Problem to work on =>
Emit the data below verbatim, stripping out any pictures.

Source excerpt =>

* BEGIN *

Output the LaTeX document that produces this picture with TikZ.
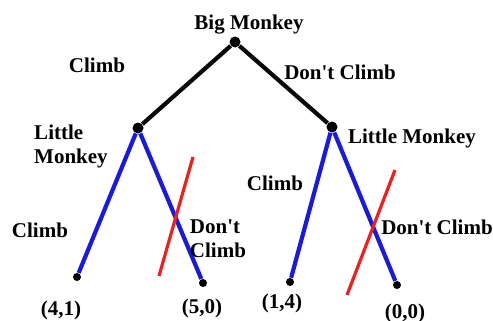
\documentclass[tikz,border=0pt]{standalone}
\usepackage{fontspec}
\setmainfont{Liberation Serif}
\usepackage{tikz}
\usetikzlibrary{calc, positioning}
\usepackage{xcolor}
\definecolor{moveBig}{RGB}{10, 10, 10}
\definecolor{moveLittle}{RGB}{25, 25, 225}
\definecolor{cutRed}{RGB}{240, 30, 30}

\begin{document}
\begin{tikzpicture}[x=0.5pt, y=-0.5pt,
    every node/.style={font=\bfseries\fontsize{10.5pt}{12pt}\selectfont},
    dot/.style={circle, fill=black, inner sep=0pt, minimum size=5.5pt},
    leaf/.style={circle, fill=black, inner sep=0pt, minimum size=4pt},
    bigmove/.style={moveBig, line width=2.1pt},
    littlemove/.style={moveLittle, line width=2.1pt},
    cut/.style={cutRed, line width=1.6pt}]
  \useasboundingbox (0,0) rectangle (493,321);
  % Decision points
  \node[dot] (big) at (235,42) {};
  \node[dot] (littleL) at (138,128) {};
  \node[dot] (littleR) at (332,127) {};
  % Outcomes
  \node[leaf] (cc) at (77,277) {};
  \node[leaf] (cd) at (203,283) {};
  \node[leaf] (dc) at (290,282) {};
  \node[leaf] (dd) at (397,285) {};
  % Moves
  \draw[bigmove] (big) -- (littleL);
  \draw[bigmove] (big) -- (littleR);
  \draw[littlemove] (littleL) -- (cc);
  \draw[littlemove] (littleL) -- (cd);
  \draw[littlemove] (littleR) -- (dc);
  \draw[littlemove] (littleR) -- (dd);
  % Struck-out choices
  \coordinate (cutLtop) at (193,157);
  \coordinate (cutLbot) at (159,276);
  \coordinate (cutRtop) at (395,170);
  \coordinate (cutRbot) at (347,295);
  \draw[cut] (cutLtop) -- (cutLbot);
  \draw[cut] (cutRtop) -- (cutRbot);
  % Labels
  \node (bigLbl) at (249,25) {Big Monkey};
  \node (climbTop) at (97,65) {Climb};
  \node (dontTop) at (340,72) {Don\textquotesingle t Climb};
  \node[align=left] (littleLLbl) at (71,146) {Little\\Monkey};
  \node (littleRLbl) at (412,138) {Little Monkey};
  \node (climbL) at (40,230) {Climb};
  \node[align=left] (dontL) at (218,239) {Don\textquotesingle t\\Climb};
  \node (climbR) at (275,183) {Climb};
  \node (dontR) at (437,227) {Don\textquotesingle t Climb};
  % Payoffs
  \node (payCC) at (61,310) {(4,1)};
  \node (payCD) at (202,308) {(5,0)};
  \node (payDC) at (282,303) {(1,4)};
  \node (payDD) at (405,313) {(0,0)};
\end{tikzpicture}
\end{document}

* END *

Result of the exercise =>
Output the LaTeX document that produces this picture with TikZ.
\documentclass[tikz,border=0pt]{standalone}
\usepackage{fontspec}
\setmainfont{Liberation Serif}
\usepackage{tikz}
\usetikzlibrary{calc, positioning}
\usepackage{xcolor}
\definecolor{moveBig}{RGB}{10, 10, 10}
\definecolor{moveLittle}{RGB}{25, 25, 225}
\definecolor{cutRed}{RGB}{240, 30, 30}

\begin{document}
\begin{tikzpicture}[x=0.5pt, y=-0.5pt,
    every node/.style={font=\bfseries\fontsize{10.5pt}{12pt}\selectfont},
    dot/.style={circle, fill=black, inner sep=0pt, minimum size=5.5pt},
    leaf/.style={circle, fill=black, inner sep=0pt, minimum size=4pt},
    bigmove/.style={moveBig, line width=2.1pt},
    littlemove/.style={moveLittle, line width=2.1pt},
    cut/.style={cutRed, line width=1.6pt}]
  \useasboundingbox (0,0) rectangle (493,321);
  % Decision points
  \node[dot] (big) at (235,42) {};
  \node[dot] (littleL) at (138,128) {};
  \node[dot] (littleR) at (332,127) {};
  % Outcomes
  \node[leaf] (cc) at (77,277) {};
  \node[leaf] (cd) at (203,283) {};
  \node[leaf] (dc) at (290,282) {};
  \node[leaf] (dd) at (397,285) {};
  % Moves
  \draw[bigmove] (big) -- (littleL);
  \draw[bigmove] (big) -- (littleR);
  \draw[littlemove] (littleL) -- (cc);
  \draw[littlemove] (littleL) -- (cd);
  \draw[littlemove] (littleR) -- (dc);
  \draw[littlemove] (littleR) -- (dd);
  % Struck-out choices
  \coordinate (cutLtop) at (193,157);
  \coordinate (cutLbot) at (159,276);
  \coordinate (cutRtop) at (395,170);
  \coordinate (cutRbot) at (347,295);
  \draw[cut] (cutLtop) -- (cutLbot);
  \draw[cut] (cutRtop) -- (cutRbot);
  % Labels
  \node (bigLbl) at (249,25) {Big Monkey};
  \node (climbTop) at (97,65) {Climb};
  \node (dontTop) at (340,72) {Don\textquotesingle t Climb};
  \node[align=left] (littleLLbl) at (71,146) {Little\\Monkey};
  \node (littleRLbl) at (412,138) {Little Monkey};
  \node (climbL) at (40,230) {Climb};
  \node[align=left] (dontL) at (218,239) {Don\textquotesingle t\\Climb};
  \node (climbR) at (275,183) {Climb};
  \node (dontR) at (437,227) {Don\textquotesingle t Climb};
  % Payoffs
  \node (payCC) at (61,310) {(4,1)};
  \node (payCD) at (202,308) {(5,0)};
  \node (payDC) at (282,303) {(1,4)};
  \node (payDD) at (405,313) {(0,0)};
\end{tikzpicture}
\end{document}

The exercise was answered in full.